Es herrscht grosse Empörung darüber, dass in vielen westlichen Gross­städten – etwa in New York, Sydney oder Berlin – Solidaritäts­kundgebungen mit der Hamas stattfinden, ja dass die fürchterlichen Terror­akte geradezu gefeiert werden. Diese Empörung ist verständlich, aber wir sollten eine andere Entwicklung auch im Blick haben: In den arabischen Haupt­städten ist es ruhig geblieben. In Kairo, Tunis oder Rabat gab es keine Demonstrationen, wurden keine israelischen Fahnen verbrannt. Das ist neu. Bisher war die «arabische Strasse» ein enorm wichtiger Faktor im Palästina-Konflikt. Beim jetzigen Überfall spielt sie keine Rolle. Hörbar ist höchstens die «europäische Strasse». Die Barbarei der Terror­akte der Hamas hat die arabische Solidarität unterminiert. So etwas kann und will man nicht mittragen. Das wird auch längerfristige Konsequenzen haben.

Welche?
Es mag paradox erscheinen: Viele Analysen kommen jetzt zum Schluss, dass die Hamas aktiv geworden sei, um die Abraham-Abkommen – also die Friedens­verträge mit einzelnen Golf­staaten – zu schwächen und vor allem um zu verhindern, dass die Annäherung von Israel und Saudi­arabien zu einem entsprechenden Abkommen führt. Fürs Erste dürfte der Prozess nun tatsächlich zum Still­stand kommen. Saudi­arabien wird keinen Friedens­vertrag unterzeichnen mit Israel, während Israel im Krieg ist gegen die Hamas. Mittel- bis länger­fristig dürfte aber genau das Gegenteil eintreten: Die Hamas hat sich durch ihre Terror­akte isoliert. Es ist für die arabischen Staaten nicht mehr interessant, für sie Partei zu ergreifen. Die Regierungen stehen nicht mehr unter Druck ihrer eigenen Bevölkerung, dies zu tun – oder jedenfalls sehr viel weniger. Die Annäherung Israels an die arabischen Staaten wird durch den Überfall auf Israel temporär verzögert. Im Grunde wird dieser Krieg die Annäherung aber begünstigen.
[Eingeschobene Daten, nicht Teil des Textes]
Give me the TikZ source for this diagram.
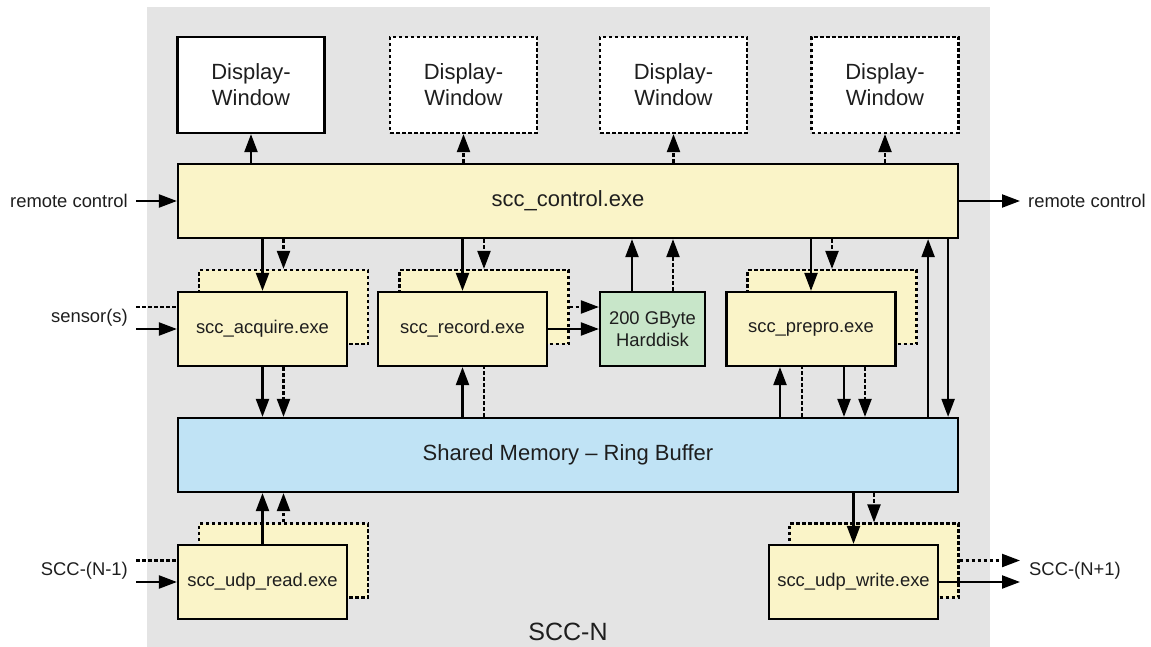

Die Hamas hat ihrem Überfall auf Israel den Code-Namen «Al-Aqsa-Flut» gegeben. Sie behauptet, der Angriff habe der Befreiung der Al-Aqsa-Moschee auf dem Tempel­berg in Jerusalem gedient. Das sind die klassischen Strategien, um die arabischen Massen zu mobilisieren.
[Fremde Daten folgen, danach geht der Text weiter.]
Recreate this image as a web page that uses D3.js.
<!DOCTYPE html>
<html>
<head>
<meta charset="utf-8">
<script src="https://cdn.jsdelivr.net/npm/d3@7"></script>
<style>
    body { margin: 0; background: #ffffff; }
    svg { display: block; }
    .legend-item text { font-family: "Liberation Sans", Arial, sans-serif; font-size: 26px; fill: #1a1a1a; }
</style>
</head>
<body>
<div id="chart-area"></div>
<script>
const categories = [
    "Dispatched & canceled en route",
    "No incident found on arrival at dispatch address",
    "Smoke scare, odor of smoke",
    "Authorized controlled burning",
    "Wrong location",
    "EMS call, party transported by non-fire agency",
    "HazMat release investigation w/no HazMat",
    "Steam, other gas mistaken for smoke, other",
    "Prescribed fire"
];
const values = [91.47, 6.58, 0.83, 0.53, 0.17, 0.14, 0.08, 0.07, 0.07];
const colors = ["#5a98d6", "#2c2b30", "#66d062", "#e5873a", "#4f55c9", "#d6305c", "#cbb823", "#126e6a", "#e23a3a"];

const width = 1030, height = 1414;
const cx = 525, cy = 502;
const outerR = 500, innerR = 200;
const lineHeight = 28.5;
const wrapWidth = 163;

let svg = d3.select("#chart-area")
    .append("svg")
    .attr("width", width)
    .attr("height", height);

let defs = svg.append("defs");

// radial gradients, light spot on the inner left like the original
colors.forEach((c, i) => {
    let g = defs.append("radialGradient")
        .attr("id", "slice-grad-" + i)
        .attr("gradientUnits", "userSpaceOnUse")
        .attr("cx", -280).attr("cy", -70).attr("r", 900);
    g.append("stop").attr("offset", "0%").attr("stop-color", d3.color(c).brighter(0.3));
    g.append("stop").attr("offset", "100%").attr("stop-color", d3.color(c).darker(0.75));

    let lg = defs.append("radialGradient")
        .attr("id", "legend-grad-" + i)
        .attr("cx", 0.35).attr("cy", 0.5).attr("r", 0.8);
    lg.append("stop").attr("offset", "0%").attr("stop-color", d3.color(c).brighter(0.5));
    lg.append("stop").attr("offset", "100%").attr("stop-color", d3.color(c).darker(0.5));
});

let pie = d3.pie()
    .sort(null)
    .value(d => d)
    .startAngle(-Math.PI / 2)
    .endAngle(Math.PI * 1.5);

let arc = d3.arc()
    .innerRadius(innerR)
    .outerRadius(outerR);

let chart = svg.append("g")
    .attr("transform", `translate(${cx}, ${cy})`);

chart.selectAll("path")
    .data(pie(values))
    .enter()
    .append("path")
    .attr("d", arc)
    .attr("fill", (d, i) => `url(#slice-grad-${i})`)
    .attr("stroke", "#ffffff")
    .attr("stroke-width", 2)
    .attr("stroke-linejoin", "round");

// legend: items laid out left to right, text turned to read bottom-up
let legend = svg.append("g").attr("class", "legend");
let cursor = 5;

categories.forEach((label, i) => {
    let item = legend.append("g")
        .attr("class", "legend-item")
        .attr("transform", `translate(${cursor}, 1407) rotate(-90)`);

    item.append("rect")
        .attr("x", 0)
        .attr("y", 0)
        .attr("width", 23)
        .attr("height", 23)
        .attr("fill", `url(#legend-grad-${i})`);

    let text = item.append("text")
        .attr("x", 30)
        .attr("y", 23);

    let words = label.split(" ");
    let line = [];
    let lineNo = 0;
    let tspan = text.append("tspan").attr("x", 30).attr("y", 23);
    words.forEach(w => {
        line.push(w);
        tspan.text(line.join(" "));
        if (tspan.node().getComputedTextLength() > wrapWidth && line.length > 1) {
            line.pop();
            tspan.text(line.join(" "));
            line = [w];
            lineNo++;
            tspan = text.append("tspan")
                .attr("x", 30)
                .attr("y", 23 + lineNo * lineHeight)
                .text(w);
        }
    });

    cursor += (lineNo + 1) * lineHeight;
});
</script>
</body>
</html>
Diese Propaganda kann weiterhin funktionieren. Aber es hängt auch stark davon ab, wie die israelische Regierung sich verhält. Die nichtreligiösen Kräfte werden jetzt gestärkt in Israel, Netanyahus Allianz mit den Ultra­religiösen, die in der Tat die vollständige Kontrolle über den Tempel­berg zurückerlangen wollen, wird nun abgelöst durch eine Notstands­regierung, in der die laizistischen Kräfte besser vertreten sind. Es ist zu erwarten, dass die israelische Politik mit Bezug auf den Tempel­berg wieder zurück­haltender werden wird, mindestens solange der Kriegs­zustand herrscht. Israel wird da keine Angriffs­fläche bieten wollen. Das wird es schwer machen für die Hamas, in der Rolle der Al-Aqsa-Verteidigerin die Sympathien der arabischen Massen zu erobern.

Der Krieg wird das gemässigte, nichtreligiöse Israel stärken?
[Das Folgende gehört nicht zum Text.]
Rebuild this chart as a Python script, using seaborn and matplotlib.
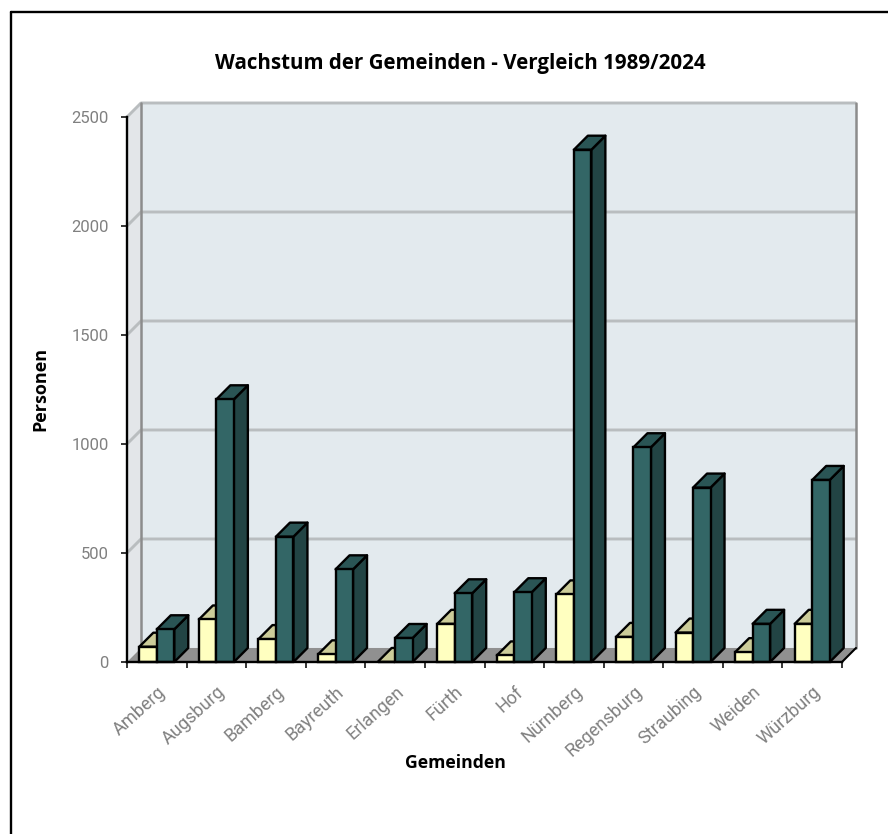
import matplotlib
matplotlib.use("Agg")
import matplotlib.pyplot as plt
from matplotlib.lines import Line2D
from matplotlib.patches import Polygon
import pandas as pd
import seaborn as sns

gemeinden = ["Amberg", "Augsburg", "Bamberg", "Bayreuth", "Erlangen", "Fürth", "Hof",
             "Nürnberg", "Regensburg", "Straubing", "Weiden", "Würzburg"]
wachstum_1989 = [70, 195, 105, 35, 0, 175, 30, 310, 115, 135, 45, 175]
wachstum_2024 = [150, 1205, 575, 425, 110, 315, 320, 2350, 985, 800, 175, 835]
y_ticks = [0, 500, 1000, 1500, 2000, 2500]

sns.set_theme(style="white")
W, H = 888, 834
fig = plt.figure(figsize=(W / 100, H / 100), dpi=100, facecolor="white")
ax = fig.add_axes([127 / W, 1 - 662 / H, 729 / W, 559 / H])

df = pd.DataFrame({
    "Gemeinde": gemeinden * 2,
    "Personen": wachstum_1989 + wachstum_2024,
    "Jahr": ["1989"] * 12 + ["2024"] * 12,
})
sns.barplot(data=df, x="Gemeinde", y="Personen", hue="Jahr", ax=ax, width=0.587, gap=0,
            saturation=1, palette=["#FFFFC0", "#336666"], edgecolor="black", linewidth=1.7,
            legend=False, errorbar=None)

# depth of the fake 3d box, in data units (14 px each way)
dx = 14 / (715 / 12)
dy = 14 / (544 / 2500)
x0, x1 = -0.5, 11.5
ax.set_xlim(x0, x1 + dx)
ax.set_ylim(0, 2500 + dy)

# walls and floor
ax.add_patch(Polygon([(x0 + dx, dy), (x1 + dx, dy), (x1 + dx, 2500 + dy), (x0 + dx, 2500 + dy)],
                     fc="#E3EAEE", ec="none", zorder=0))
ax.add_patch(Polygon([(x0, 0), (x0 + dx, dy), (x0 + dx, 2500 + dy), (x0, 2500)],
                     fc="#E3E6E9", ec="none", zorder=0))
ax.add_patch(Polygon([(x0, 0), (x1, 0), (x1 + dx, dy), (x0 + dx, dy)],
                     fc="#909090", ec="none", zorder=0.5))
for t in y_ticks[1:]:
    ax.plot([x0, x0 + dx, x1 + dx], [t, t + dy, t + dy], color="#B9BDBF", lw=2.1, zorder=1,
            solid_capstyle="butt", clip_on=False)
ax.plot([x0 + dx, x0 + dx], [dy, 2500 + dy], color="#8C8C8C", lw=1.8, zorder=1.5, clip_on=False)
ax.plot([x1 + dx, x1 + dx], [dy, 2500 + dy], color="#8C8C8C", lw=1.8, zorder=1.5, clip_on=False)
ax.plot([x1, x1 + dx], [0, dy], color="black", lw=1.5, zorder=1.5, clip_on=False)

# side and top faces for each bar
shades = [("#CCCC99", "#999973"), ("#2A5555", "#224444")]
for k, (bars, (top_col, side_col)) in enumerate(zip(ax.containers, shades)):
    base = 3 + 3 * k
    for b in bars:
        bx, bw, bh = b.get_x(), b.get_width(), b.get_height()
        ax.add_patch(Polygon([(bx + bw, 0), (bx + bw + dx, dy), (bx + bw + dx, bh + dy), (bx + bw, bh)],
                             fc=side_col, ec="black", lw=1.7, zorder=base, joinstyle="round"))
        ax.add_patch(Polygon([(bx, bh), (bx + dx, bh + dy), (bx + bw + dx, bh + dy), (bx + bw, bh)],
                             fc=top_col, ec="black", lw=1.7, zorder=base, joinstyle="round"))
        b.set_zorder(base + 1)
        b.set_clip_on(False)

# axes lines and ticks
for s in ["top", "right"]:
    ax.spines[s].set_visible(False)
for s in ["left", "bottom"]:
    ax.spines[s].set_color("black")
    ax.spines[s].set_linewidth(1.7)
    ax.spines[s].set_zorder(10)
ax.spines["left"].set_bounds(0, 2500)
ax.spines["bottom"].set_bounds(x0, x1)

ax.set_yticks(y_ticks)
ax.tick_params(axis="y", left=True, length=4.3, width=1.1, color="black", pad=9,
               labelsize=12, labelcolor="#808080")
ax.set_xticks(range(12))
ax.set_xticklabels(gemeinden, rotation=42, ha="right", rotation_mode="anchor")
ax.set_xticks([x0 + i for i in range(13)], minor=True)
ax.tick_params(axis="x", which="major", bottom=False, pad=9, labelsize=13, labelcolor="#808080")
ax.tick_params(axis="x", which="minor", bottom=True, length=4.3, width=1.1, color="black")
for lab in ax.get_xticklabels() + ax.get_yticklabels():
    lab.set_fontfamily("Roboto")

ax.set_xlabel("")
ax.set_ylabel("")
fig.text(460.5 / W, 1 - 64 / H, "Wachstum der Gemeinden - Vergleich 1989/2024", ha="center", va="center",
         fontsize=14.8, fontweight="bold", family="Open Sans", color="black")
fig.text(455 / W, 1 - 762.5 / H, "Gemeinden", ha="center", va="center",
         fontsize=12.7, fontweight="bold", family="Open Sans", color="black")
fig.text(40 / W, 1 - 389 / H, "Personen", ha="center", va="center", rotation=90,
         fontsize=13, fontweight="bold", family="Open Sans", color="black")

# outer frame, only top and left reach the picture
fig.add_artist(Line2D([10.5 / W, 10.5 / W], [0, 1 - 11.5 / H], color="black", lw=1.7))
fig.add_artist(Line2D([10.5 / W, 1], [1 - 11.5 / H, 1 - 11.5 / H], color="black", lw=1.7))

fig.savefig("out.png", dpi=100)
Ja, aus zwei Gründen. Erstens: Netanyahu ist politisch tot. Er hat die rechteste, nationalistischste, ultrareligiöseste Regierung aller Zeiten geführt – und sicherheits­politisch vollkommen versagt. Zweitens: Die Israelis müssen jetzt an die Front gehen – nur die Ultraorthodoxen werden in ihren Talmud-Schulen bleiben, weil ein grosser Teil von ihnen vom Militär­dienst dispensiert ist. Das wird die Forderungen der Ultrareligiösen nicht populärer machen. Kriege führen häufig zu ideologischer Radikalisierung. Aber in Israel dürften nun eher die pragmatischen Kräfte gestärkt werden.